- _What is being asked_: Everything from the first line of the data through the line with "const kiLeader = [[5628,149.88],[7509,153.22]];" is to be echoed exactly, minus the pictures.

- _Given data_:

☆ ☆ ☆ ☆

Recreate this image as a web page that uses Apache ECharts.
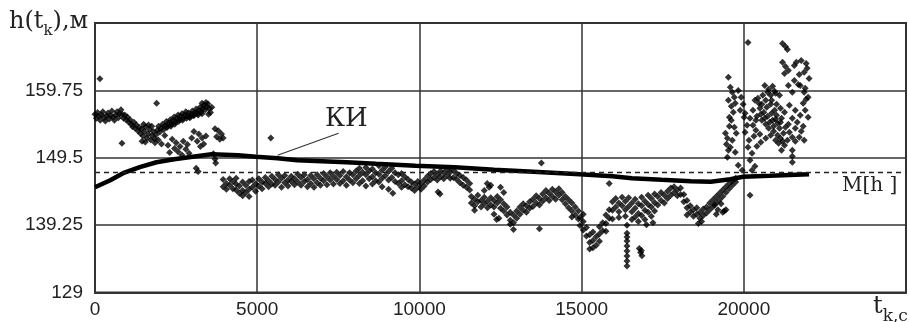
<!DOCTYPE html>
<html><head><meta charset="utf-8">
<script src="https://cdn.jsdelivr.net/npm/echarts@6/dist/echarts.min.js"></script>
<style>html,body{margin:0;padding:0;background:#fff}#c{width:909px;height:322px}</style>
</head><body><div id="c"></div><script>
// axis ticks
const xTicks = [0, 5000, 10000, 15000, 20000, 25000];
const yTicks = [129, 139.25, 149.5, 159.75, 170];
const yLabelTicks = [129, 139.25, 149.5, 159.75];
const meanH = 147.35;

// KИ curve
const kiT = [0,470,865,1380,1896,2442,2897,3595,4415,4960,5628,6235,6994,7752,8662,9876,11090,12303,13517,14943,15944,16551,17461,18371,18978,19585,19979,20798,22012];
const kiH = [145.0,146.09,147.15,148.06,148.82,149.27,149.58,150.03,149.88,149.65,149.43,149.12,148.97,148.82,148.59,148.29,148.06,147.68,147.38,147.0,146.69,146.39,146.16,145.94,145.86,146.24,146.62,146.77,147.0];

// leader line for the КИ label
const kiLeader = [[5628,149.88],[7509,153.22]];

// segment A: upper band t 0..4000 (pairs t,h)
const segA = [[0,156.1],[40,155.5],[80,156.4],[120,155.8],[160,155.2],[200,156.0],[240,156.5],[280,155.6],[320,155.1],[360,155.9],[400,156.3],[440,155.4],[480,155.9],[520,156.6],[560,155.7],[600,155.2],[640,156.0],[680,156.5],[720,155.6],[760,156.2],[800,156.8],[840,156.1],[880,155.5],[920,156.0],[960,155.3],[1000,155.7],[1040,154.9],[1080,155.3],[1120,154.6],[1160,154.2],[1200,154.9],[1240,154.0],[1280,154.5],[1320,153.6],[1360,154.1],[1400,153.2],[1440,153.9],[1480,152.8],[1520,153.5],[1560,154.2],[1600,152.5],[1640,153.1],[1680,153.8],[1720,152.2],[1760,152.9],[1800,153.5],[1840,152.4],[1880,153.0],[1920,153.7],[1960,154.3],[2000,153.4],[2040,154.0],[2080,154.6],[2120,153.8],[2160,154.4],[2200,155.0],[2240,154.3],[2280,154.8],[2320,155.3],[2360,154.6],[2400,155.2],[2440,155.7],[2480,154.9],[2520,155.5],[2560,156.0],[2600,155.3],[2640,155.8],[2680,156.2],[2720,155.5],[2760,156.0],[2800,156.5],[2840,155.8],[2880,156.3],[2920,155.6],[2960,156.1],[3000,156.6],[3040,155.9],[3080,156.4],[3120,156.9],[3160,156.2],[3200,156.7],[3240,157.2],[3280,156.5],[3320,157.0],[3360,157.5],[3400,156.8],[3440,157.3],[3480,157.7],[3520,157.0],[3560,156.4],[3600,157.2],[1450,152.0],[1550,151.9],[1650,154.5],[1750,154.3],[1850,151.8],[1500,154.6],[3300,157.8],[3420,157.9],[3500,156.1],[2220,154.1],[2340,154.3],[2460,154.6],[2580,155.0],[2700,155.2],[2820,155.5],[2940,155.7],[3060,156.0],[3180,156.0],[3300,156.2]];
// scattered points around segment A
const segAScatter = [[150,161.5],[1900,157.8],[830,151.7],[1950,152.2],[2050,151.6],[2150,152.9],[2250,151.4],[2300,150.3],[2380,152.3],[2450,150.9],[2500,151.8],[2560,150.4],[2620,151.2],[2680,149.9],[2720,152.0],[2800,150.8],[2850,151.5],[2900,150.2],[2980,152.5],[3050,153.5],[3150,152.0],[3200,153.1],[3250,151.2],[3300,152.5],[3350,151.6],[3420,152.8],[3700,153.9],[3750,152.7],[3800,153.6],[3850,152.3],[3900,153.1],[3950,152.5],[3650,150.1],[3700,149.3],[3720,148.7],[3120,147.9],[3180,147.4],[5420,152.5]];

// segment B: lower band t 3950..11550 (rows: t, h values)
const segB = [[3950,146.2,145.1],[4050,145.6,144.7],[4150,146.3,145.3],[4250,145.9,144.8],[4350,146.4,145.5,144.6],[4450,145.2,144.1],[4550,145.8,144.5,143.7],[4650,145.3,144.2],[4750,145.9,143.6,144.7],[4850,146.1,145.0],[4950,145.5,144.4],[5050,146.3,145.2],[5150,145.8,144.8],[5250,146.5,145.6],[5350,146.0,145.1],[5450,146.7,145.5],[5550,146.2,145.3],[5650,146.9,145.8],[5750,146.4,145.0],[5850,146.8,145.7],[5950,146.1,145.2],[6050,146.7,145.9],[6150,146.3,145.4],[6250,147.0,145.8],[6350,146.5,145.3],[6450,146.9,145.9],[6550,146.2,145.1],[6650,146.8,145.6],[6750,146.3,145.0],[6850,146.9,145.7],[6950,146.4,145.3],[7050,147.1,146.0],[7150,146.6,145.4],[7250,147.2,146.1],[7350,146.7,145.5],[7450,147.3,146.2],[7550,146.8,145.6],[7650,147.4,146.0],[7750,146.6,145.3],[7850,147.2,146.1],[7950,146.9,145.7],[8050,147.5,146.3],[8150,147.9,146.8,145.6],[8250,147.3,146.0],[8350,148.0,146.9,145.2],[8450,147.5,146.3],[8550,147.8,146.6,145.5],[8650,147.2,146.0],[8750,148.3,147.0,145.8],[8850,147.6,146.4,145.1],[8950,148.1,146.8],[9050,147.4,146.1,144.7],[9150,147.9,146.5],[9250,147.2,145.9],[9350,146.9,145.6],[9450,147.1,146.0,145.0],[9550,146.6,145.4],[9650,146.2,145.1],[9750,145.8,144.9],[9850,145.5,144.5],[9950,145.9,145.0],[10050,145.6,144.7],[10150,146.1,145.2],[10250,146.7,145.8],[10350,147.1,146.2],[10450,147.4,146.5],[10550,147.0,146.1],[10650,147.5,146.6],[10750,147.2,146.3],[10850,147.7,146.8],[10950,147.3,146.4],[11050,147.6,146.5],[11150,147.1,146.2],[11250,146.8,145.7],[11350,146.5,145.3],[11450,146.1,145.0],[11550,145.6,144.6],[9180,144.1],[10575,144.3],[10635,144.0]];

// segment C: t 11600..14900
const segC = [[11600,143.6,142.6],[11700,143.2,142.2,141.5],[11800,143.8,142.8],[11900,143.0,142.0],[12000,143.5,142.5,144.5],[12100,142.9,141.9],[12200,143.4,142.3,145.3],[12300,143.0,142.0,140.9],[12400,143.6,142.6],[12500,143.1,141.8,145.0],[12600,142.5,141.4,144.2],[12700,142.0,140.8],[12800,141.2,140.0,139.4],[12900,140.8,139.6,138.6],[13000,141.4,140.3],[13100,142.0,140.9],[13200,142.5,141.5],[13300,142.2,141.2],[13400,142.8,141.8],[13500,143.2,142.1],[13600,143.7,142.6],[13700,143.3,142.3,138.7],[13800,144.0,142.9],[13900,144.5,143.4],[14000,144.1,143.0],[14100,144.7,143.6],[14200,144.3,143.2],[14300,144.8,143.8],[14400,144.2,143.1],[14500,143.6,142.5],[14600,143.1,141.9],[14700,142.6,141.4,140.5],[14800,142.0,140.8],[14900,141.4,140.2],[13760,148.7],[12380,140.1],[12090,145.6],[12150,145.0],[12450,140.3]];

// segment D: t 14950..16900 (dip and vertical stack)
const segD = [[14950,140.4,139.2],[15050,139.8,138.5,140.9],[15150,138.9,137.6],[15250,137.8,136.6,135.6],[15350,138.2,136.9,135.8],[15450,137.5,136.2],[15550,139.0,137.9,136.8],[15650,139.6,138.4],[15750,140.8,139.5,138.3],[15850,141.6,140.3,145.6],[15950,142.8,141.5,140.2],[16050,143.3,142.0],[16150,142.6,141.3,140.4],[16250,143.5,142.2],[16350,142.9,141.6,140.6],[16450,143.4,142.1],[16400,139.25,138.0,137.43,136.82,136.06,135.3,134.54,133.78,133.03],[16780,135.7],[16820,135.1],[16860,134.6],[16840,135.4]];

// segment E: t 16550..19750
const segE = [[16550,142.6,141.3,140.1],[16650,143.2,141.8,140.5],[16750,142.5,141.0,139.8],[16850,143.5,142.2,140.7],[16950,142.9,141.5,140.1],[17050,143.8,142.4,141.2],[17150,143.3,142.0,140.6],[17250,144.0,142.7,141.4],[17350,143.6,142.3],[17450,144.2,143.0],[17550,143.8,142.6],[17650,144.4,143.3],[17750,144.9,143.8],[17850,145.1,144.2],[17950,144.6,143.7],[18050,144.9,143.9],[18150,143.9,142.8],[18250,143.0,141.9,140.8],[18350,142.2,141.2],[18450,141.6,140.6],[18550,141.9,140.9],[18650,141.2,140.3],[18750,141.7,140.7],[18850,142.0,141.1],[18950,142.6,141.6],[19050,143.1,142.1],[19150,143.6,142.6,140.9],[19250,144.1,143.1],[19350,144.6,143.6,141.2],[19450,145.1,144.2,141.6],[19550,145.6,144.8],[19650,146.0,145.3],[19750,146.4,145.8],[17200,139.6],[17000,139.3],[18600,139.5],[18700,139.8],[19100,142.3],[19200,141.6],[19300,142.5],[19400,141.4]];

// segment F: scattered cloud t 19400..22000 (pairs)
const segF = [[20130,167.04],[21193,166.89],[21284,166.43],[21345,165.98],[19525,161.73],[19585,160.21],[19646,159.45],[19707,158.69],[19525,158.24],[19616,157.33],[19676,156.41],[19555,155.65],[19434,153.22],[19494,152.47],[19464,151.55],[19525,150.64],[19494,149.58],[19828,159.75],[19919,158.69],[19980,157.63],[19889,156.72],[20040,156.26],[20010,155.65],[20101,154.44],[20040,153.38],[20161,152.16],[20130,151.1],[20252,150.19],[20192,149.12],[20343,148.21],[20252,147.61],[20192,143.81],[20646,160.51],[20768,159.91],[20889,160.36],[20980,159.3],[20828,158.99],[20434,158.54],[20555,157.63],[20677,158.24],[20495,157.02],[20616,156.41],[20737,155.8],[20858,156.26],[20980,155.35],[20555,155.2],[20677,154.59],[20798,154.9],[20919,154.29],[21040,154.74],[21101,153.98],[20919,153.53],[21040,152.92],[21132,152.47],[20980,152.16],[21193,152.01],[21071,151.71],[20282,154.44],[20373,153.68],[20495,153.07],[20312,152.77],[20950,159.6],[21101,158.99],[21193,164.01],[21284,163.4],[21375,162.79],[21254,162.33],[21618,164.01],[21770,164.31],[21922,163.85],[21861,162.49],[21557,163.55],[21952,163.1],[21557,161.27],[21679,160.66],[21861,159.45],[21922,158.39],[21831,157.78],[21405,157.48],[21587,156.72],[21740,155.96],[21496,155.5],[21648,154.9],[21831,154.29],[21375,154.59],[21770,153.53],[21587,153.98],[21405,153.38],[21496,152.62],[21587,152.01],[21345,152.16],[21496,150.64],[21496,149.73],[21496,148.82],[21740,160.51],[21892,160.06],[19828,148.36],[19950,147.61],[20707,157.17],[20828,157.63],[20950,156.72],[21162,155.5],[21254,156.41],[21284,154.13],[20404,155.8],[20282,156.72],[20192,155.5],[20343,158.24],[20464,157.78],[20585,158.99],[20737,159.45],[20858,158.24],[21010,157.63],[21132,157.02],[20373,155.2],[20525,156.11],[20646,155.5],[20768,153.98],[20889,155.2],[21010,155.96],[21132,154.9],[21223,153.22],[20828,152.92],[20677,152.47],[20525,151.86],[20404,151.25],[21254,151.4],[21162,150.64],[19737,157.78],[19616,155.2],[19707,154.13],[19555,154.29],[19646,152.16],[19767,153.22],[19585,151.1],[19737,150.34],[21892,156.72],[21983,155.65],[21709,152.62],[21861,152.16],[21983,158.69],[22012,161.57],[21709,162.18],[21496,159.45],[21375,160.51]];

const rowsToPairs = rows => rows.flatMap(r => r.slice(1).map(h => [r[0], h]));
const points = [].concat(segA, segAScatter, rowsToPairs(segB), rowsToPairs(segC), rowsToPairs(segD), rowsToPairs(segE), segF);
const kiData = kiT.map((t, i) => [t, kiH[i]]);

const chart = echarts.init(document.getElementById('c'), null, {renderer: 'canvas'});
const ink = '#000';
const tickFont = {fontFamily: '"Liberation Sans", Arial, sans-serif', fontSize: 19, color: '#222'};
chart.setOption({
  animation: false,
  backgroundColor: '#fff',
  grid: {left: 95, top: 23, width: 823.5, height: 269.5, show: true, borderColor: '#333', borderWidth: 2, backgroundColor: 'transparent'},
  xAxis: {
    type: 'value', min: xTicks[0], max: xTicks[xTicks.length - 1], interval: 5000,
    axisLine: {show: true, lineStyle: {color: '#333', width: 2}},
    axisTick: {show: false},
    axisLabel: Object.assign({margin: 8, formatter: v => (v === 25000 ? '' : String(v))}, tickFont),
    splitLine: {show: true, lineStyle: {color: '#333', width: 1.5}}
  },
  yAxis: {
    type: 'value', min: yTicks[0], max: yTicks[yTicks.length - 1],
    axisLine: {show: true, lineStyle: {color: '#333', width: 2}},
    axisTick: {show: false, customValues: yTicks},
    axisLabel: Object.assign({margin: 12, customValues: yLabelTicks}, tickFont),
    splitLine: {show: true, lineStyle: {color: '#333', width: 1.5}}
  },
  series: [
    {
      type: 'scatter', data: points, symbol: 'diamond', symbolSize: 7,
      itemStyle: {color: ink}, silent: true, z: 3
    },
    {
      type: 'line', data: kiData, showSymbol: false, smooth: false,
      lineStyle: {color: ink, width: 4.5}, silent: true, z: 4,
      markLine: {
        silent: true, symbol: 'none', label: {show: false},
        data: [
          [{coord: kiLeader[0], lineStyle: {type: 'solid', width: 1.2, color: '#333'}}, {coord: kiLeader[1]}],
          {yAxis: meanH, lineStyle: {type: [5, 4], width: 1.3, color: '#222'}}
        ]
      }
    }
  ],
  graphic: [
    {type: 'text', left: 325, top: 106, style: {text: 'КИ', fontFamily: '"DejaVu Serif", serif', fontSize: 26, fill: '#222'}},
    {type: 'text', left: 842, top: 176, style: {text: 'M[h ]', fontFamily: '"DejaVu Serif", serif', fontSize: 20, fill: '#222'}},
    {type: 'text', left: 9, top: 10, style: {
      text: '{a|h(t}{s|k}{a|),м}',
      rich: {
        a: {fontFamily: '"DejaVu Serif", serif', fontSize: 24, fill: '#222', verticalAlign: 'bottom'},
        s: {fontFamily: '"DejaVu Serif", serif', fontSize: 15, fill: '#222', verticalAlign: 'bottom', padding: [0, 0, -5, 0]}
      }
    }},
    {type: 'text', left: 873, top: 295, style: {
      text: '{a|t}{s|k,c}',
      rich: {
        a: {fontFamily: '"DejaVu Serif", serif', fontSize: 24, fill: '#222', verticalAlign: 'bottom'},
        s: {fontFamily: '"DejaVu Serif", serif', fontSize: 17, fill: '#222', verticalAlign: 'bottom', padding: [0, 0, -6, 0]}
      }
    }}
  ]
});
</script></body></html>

☆ ☆ ☆ ☆

- _Full output_:
Recreate this image as a web page that uses Apache ECharts.
<!DOCTYPE html>
<html><head><meta charset="utf-8">
<script src="https://cdn.jsdelivr.net/npm/echarts@6/dist/echarts.min.js"></script>
<style>html,body{margin:0;padding:0;background:#fff}#c{width:909px;height:322px}</style>
</head><body><div id="c"></div><script>
// axis ticks
const xTicks = [0, 5000, 10000, 15000, 20000, 25000];
const yTicks = [129, 139.25, 149.5, 159.75, 170];
const yLabelTicks = [129, 139.25, 149.5, 159.75];
const meanH = 147.35;

// KИ curve
const kiT = [0,470,865,1380,1896,2442,2897,3595,4415,4960,5628,6235,6994,7752,8662,9876,11090,12303,13517,14943,15944,16551,17461,18371,18978,19585,19979,20798,22012];
const kiH = [145.0,146.09,147.15,148.06,148.82,149.27,149.58,150.03,149.88,149.65,149.43,149.12,148.97,148.82,148.59,148.29,148.06,147.68,147.38,147.0,146.69,146.39,146.16,145.94,145.86,146.24,146.62,146.77,147.0];

// leader line for the КИ label
const kiLeader = [[5628,149.88],[7509,153.22]];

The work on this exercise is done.